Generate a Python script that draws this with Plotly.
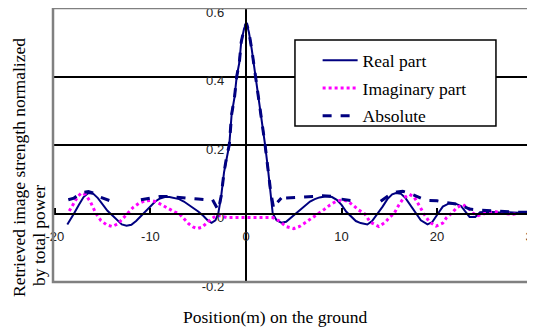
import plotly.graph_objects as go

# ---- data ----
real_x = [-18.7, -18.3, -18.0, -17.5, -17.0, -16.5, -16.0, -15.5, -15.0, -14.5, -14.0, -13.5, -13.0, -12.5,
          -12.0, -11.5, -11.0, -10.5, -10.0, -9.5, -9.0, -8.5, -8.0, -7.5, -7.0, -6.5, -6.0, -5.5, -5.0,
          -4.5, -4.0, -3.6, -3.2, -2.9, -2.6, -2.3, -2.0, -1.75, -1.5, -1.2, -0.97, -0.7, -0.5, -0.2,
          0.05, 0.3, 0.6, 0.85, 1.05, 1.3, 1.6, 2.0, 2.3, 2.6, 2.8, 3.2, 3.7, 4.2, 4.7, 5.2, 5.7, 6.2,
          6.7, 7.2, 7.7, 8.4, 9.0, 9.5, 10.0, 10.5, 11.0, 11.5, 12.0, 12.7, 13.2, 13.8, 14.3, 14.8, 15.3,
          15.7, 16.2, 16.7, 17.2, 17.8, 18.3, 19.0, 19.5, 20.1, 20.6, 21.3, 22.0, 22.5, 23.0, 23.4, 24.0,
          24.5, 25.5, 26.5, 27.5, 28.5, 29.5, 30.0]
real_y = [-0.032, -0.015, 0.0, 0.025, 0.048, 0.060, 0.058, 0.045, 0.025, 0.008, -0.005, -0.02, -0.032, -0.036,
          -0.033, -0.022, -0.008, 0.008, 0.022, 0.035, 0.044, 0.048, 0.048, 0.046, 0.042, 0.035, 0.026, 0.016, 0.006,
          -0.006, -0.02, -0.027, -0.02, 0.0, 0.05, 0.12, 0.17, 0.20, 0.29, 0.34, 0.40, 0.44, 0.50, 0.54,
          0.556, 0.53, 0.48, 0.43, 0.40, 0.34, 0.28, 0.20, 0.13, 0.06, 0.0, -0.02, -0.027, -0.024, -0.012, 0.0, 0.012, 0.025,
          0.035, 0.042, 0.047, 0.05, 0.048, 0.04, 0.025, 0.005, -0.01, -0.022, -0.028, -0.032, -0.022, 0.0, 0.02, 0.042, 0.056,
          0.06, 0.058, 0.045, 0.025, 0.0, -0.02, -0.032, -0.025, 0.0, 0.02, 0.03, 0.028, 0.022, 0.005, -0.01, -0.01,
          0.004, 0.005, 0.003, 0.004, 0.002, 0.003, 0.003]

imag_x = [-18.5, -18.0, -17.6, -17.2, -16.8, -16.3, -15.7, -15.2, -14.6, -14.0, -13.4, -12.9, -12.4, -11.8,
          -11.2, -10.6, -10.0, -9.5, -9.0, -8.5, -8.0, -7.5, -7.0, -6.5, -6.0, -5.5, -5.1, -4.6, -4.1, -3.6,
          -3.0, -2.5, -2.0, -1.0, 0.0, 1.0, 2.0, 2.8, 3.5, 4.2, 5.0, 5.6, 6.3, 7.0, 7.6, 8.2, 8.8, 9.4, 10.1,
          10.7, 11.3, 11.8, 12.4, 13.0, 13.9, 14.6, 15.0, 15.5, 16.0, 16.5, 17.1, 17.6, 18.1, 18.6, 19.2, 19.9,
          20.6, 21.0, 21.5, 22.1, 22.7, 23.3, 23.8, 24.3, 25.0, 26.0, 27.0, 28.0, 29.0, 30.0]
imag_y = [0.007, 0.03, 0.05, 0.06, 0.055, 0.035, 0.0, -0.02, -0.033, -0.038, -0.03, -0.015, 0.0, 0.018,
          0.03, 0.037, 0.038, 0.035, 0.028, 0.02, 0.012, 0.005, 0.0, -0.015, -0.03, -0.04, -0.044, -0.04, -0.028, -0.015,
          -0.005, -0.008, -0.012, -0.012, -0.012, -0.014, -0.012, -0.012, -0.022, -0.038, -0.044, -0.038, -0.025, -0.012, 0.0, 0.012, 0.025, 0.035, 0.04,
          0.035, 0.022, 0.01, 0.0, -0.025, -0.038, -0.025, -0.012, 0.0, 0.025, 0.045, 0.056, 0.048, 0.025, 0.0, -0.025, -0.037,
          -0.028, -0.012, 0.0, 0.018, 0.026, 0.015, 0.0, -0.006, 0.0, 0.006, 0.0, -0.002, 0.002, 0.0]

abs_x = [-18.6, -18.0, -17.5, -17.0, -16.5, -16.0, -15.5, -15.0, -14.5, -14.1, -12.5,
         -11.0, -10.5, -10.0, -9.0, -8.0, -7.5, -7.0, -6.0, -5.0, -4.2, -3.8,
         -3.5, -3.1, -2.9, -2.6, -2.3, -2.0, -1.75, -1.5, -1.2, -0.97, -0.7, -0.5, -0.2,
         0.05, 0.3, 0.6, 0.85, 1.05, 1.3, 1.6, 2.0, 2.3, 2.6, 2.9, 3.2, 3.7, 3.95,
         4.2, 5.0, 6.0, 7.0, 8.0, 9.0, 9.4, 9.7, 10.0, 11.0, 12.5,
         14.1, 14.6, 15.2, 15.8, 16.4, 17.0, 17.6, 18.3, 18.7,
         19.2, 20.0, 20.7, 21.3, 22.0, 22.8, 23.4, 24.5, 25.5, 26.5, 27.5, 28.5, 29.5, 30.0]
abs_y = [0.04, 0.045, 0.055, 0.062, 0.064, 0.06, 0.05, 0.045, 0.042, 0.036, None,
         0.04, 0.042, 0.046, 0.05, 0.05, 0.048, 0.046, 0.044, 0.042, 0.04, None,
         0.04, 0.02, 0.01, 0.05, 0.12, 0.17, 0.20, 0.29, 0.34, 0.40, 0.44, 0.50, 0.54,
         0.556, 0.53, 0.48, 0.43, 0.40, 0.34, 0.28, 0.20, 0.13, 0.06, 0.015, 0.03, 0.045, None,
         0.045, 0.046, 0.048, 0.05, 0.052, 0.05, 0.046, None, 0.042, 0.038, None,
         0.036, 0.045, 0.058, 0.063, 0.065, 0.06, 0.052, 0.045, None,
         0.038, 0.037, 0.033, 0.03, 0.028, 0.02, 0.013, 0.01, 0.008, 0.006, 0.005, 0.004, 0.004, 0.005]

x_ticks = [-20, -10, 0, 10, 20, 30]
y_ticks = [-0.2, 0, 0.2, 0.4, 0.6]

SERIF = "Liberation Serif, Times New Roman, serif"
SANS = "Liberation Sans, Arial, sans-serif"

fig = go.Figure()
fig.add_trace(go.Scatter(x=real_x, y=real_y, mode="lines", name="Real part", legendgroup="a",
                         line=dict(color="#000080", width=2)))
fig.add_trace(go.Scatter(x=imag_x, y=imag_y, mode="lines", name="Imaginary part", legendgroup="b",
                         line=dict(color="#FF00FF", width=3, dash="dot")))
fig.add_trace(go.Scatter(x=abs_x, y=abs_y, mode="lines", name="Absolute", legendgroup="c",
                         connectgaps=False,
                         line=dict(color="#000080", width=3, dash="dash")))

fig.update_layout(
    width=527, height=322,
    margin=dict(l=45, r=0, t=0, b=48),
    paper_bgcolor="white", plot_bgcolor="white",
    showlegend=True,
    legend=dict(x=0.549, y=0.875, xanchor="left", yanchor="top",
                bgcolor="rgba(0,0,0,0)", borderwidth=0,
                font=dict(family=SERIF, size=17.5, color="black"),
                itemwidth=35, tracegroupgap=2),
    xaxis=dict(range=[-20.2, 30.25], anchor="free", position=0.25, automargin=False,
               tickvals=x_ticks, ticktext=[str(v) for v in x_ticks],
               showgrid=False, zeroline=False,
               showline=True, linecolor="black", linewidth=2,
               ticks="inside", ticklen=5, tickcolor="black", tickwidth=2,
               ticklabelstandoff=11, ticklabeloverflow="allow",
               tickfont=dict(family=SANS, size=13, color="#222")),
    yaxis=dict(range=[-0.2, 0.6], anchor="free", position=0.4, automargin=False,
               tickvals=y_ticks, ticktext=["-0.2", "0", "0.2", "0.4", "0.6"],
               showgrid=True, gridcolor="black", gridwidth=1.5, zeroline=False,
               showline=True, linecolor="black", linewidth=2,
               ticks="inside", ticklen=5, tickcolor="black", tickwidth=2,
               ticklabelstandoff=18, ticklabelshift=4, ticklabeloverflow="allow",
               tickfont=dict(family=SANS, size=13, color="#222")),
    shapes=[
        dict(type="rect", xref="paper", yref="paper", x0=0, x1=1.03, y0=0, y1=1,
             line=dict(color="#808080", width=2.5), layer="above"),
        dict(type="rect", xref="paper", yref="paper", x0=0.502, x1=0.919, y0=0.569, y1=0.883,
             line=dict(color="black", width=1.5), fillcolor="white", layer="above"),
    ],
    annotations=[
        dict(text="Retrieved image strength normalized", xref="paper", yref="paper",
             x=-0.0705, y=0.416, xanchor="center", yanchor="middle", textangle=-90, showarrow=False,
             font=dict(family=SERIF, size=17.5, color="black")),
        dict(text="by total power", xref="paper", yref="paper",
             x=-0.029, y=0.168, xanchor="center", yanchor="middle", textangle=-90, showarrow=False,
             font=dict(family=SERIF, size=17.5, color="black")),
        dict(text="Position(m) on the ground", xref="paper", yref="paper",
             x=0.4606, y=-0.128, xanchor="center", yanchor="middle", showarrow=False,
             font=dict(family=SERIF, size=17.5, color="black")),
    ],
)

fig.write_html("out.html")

# What needs to be done
Write out again, exactly, the lines from the start of the listing up to the line containing "import plotly.graph_objects as go", with both ends and without pictures.

# Answer
Generate a Python script that draws this with Plotly.
import plotly.graph_objects as go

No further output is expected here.